• Goal
Copy out all lines carrying the word "React".

• Provided information
* * * *

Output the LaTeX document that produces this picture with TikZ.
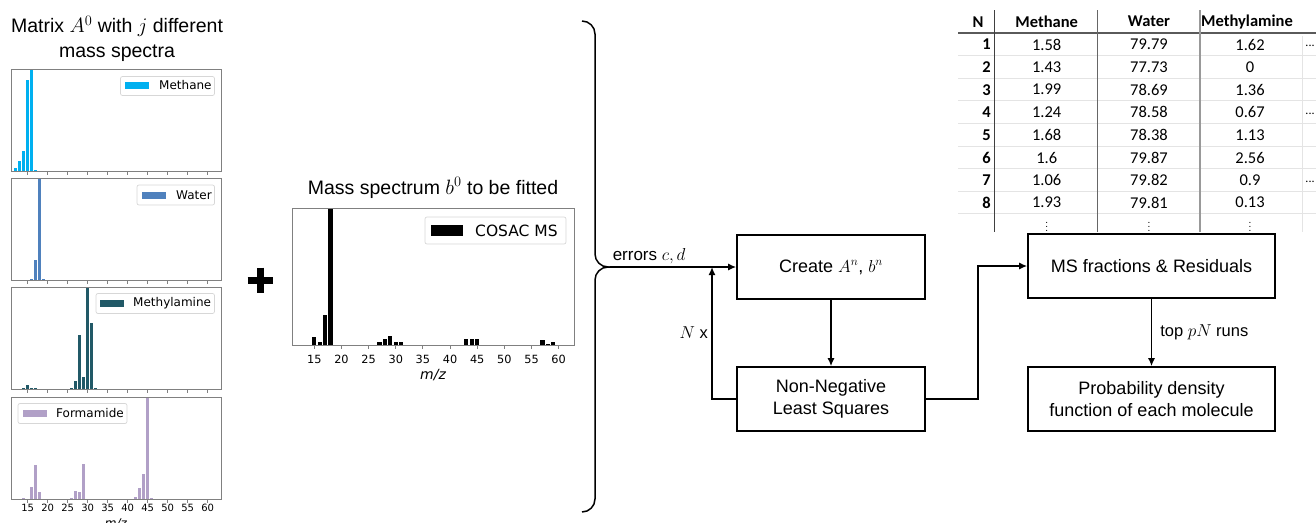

* * * *

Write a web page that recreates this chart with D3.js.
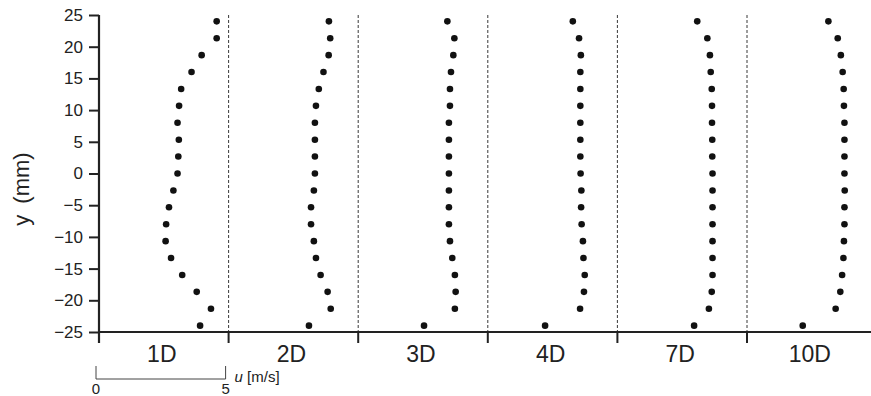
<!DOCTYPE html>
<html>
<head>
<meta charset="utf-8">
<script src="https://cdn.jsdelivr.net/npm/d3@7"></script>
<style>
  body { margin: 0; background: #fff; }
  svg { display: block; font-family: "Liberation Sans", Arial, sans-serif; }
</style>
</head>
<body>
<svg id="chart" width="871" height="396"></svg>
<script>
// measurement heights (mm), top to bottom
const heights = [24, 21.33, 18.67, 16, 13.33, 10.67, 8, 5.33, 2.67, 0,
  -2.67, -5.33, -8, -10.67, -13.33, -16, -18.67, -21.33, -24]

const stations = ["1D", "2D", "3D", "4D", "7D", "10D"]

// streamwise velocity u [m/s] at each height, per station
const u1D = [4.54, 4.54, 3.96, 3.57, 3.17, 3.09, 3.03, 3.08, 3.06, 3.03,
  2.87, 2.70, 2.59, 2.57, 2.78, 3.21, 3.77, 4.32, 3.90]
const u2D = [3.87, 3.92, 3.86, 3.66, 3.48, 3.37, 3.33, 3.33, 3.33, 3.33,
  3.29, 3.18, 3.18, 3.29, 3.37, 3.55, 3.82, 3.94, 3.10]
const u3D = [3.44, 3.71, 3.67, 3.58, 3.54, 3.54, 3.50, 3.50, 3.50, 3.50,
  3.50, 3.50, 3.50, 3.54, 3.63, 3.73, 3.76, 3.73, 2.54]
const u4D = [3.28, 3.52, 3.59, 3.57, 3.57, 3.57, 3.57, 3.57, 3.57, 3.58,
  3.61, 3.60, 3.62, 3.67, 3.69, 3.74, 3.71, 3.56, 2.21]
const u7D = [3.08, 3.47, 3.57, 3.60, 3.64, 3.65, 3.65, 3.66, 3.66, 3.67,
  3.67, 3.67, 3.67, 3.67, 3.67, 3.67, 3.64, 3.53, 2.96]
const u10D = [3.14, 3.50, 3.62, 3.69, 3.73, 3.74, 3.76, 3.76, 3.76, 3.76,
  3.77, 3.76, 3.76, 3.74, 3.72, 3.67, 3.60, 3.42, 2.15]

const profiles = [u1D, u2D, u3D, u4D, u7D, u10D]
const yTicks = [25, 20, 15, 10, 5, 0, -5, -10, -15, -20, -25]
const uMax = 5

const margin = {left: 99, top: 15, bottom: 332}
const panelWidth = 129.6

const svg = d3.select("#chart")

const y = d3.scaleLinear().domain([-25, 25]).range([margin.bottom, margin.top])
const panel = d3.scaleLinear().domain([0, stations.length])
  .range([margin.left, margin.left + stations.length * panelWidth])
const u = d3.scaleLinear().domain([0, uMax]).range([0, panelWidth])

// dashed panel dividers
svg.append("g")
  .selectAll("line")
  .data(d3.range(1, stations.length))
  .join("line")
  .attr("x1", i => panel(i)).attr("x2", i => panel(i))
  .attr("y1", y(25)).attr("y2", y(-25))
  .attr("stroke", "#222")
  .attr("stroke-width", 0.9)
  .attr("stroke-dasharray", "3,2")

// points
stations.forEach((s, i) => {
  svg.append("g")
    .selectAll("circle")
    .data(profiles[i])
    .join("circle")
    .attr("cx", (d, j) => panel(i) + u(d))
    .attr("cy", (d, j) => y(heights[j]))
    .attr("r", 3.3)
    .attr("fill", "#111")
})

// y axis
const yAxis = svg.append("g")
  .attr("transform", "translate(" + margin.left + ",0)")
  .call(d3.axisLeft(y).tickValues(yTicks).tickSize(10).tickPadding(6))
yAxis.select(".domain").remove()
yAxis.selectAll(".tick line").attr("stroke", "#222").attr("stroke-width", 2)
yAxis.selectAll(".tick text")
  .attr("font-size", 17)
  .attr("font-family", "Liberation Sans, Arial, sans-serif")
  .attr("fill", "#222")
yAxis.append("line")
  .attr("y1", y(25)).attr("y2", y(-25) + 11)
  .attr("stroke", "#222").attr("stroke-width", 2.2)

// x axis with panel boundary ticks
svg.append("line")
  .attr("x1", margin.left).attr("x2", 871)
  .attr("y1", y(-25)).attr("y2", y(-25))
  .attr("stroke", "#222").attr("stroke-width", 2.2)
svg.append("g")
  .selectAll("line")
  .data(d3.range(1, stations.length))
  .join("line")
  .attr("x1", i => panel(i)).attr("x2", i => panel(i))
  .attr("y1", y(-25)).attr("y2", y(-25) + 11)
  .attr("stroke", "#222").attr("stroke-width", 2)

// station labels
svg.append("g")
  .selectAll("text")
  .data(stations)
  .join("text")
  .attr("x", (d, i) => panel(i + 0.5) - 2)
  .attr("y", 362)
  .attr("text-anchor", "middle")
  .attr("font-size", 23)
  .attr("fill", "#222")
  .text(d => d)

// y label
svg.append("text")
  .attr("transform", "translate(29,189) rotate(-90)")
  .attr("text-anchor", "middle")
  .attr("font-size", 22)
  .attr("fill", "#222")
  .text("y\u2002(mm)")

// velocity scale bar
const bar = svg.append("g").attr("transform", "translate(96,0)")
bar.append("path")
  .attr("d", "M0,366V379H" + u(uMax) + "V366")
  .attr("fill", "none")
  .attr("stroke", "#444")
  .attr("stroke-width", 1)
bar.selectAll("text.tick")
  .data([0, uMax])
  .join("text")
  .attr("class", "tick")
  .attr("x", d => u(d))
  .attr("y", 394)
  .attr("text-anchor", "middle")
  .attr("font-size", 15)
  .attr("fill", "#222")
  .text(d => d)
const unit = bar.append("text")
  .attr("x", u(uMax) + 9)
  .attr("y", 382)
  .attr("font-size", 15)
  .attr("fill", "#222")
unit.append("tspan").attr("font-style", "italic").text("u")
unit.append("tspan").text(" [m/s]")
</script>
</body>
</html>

* * * *

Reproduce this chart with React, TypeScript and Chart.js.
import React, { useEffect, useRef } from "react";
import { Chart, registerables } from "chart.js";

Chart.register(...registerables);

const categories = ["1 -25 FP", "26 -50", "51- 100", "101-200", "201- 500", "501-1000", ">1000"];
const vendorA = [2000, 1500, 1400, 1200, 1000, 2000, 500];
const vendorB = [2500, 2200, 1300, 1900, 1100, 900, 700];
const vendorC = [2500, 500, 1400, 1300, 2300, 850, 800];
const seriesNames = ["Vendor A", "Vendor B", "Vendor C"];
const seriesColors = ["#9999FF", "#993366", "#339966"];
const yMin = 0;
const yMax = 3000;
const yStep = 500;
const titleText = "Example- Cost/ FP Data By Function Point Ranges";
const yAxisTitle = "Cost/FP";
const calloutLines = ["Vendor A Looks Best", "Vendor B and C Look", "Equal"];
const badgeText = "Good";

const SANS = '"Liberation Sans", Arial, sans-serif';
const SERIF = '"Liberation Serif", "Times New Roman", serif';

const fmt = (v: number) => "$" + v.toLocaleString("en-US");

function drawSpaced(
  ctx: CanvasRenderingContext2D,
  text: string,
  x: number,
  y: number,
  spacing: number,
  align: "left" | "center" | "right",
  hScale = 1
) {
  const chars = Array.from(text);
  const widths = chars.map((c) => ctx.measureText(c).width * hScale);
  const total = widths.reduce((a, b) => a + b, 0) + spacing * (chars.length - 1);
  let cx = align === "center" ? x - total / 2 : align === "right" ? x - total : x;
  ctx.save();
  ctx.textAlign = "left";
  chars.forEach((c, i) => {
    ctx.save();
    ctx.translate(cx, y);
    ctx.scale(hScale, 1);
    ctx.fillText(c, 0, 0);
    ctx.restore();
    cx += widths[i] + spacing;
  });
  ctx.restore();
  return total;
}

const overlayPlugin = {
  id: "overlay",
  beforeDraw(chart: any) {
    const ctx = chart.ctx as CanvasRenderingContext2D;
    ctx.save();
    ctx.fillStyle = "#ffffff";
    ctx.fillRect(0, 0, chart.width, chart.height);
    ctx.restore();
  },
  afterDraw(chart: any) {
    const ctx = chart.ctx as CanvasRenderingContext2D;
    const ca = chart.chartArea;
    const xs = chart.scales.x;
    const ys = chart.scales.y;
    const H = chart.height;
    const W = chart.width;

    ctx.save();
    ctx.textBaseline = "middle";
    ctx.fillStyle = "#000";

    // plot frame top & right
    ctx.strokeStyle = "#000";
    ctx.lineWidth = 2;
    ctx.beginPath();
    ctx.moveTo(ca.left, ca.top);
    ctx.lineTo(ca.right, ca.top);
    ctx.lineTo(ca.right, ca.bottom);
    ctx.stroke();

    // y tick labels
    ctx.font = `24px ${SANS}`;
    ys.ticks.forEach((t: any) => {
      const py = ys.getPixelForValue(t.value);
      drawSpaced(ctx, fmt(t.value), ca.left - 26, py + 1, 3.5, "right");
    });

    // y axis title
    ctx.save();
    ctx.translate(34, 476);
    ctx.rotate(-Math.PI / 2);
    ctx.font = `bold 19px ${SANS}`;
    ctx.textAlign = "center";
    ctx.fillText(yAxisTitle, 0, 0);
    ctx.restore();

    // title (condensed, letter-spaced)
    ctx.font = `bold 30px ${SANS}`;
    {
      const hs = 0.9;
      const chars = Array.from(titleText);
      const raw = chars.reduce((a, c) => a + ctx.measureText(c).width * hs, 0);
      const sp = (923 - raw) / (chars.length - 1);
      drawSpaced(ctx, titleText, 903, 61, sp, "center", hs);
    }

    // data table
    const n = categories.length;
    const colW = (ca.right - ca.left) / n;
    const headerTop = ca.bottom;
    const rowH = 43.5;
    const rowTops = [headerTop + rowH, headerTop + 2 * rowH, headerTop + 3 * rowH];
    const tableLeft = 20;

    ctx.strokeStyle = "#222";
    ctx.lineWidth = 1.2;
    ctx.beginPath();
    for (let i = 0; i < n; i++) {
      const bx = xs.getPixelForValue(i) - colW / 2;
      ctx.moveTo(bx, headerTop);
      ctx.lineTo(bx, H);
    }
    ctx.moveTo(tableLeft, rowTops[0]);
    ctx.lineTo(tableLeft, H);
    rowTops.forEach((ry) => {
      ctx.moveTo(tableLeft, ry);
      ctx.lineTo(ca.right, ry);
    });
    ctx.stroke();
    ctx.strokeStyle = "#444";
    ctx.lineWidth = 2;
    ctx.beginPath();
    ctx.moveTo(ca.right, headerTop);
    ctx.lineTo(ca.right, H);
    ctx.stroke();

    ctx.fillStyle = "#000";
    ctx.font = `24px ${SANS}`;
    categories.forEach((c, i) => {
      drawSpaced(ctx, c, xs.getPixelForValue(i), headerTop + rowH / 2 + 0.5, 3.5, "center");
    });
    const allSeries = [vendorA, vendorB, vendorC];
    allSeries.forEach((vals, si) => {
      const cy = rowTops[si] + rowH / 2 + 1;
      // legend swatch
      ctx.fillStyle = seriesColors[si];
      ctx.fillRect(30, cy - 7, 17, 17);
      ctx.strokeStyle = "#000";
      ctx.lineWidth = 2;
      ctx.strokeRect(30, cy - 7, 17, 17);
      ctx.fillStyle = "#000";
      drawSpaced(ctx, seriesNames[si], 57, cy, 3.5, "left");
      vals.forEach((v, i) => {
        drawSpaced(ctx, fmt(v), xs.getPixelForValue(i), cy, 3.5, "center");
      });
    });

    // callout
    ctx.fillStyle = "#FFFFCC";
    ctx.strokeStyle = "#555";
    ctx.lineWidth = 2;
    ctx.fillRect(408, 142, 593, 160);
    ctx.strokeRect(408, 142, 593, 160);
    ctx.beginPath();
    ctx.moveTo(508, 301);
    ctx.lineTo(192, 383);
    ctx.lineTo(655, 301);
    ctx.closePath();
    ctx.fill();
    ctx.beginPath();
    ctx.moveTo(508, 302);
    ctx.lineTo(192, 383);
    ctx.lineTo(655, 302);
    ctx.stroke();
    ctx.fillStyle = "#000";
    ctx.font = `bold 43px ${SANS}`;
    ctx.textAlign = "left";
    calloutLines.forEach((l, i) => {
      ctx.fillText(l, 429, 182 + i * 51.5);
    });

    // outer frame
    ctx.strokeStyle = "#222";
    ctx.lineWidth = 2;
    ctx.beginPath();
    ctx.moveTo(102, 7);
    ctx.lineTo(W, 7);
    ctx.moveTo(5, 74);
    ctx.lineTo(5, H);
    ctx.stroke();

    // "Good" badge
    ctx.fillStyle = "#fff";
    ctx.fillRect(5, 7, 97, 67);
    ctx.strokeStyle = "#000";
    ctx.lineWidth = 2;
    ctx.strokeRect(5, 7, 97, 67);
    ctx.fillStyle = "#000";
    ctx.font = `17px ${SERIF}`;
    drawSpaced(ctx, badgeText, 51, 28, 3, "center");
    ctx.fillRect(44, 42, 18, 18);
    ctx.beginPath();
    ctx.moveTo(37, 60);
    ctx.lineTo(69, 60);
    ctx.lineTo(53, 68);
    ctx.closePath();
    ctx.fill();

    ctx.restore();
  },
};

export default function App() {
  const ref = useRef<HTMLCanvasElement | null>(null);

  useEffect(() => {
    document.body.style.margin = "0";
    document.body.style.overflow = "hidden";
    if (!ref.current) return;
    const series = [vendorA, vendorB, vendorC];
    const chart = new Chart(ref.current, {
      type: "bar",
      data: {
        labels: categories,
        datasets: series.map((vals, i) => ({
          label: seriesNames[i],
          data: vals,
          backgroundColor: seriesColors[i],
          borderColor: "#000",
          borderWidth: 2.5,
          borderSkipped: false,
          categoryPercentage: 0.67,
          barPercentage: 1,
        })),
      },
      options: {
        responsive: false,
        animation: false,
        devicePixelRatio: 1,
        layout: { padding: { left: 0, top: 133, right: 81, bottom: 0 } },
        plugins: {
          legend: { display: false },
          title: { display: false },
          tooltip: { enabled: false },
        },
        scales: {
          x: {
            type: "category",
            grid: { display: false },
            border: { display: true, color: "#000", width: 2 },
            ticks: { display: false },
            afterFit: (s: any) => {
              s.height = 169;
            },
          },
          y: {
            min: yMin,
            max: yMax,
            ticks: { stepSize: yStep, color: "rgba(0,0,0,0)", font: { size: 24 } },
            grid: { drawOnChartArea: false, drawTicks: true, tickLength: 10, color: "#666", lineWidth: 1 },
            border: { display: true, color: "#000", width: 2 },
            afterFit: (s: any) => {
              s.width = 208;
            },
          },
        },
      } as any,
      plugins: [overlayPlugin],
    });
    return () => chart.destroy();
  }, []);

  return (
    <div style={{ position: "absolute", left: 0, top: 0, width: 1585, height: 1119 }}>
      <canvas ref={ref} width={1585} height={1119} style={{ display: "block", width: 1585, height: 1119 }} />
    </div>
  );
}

* * * *

• Problem solution
Reproduce this chart with React, TypeScript and Chart.js.
import React, { useEffect, useRef } from "react";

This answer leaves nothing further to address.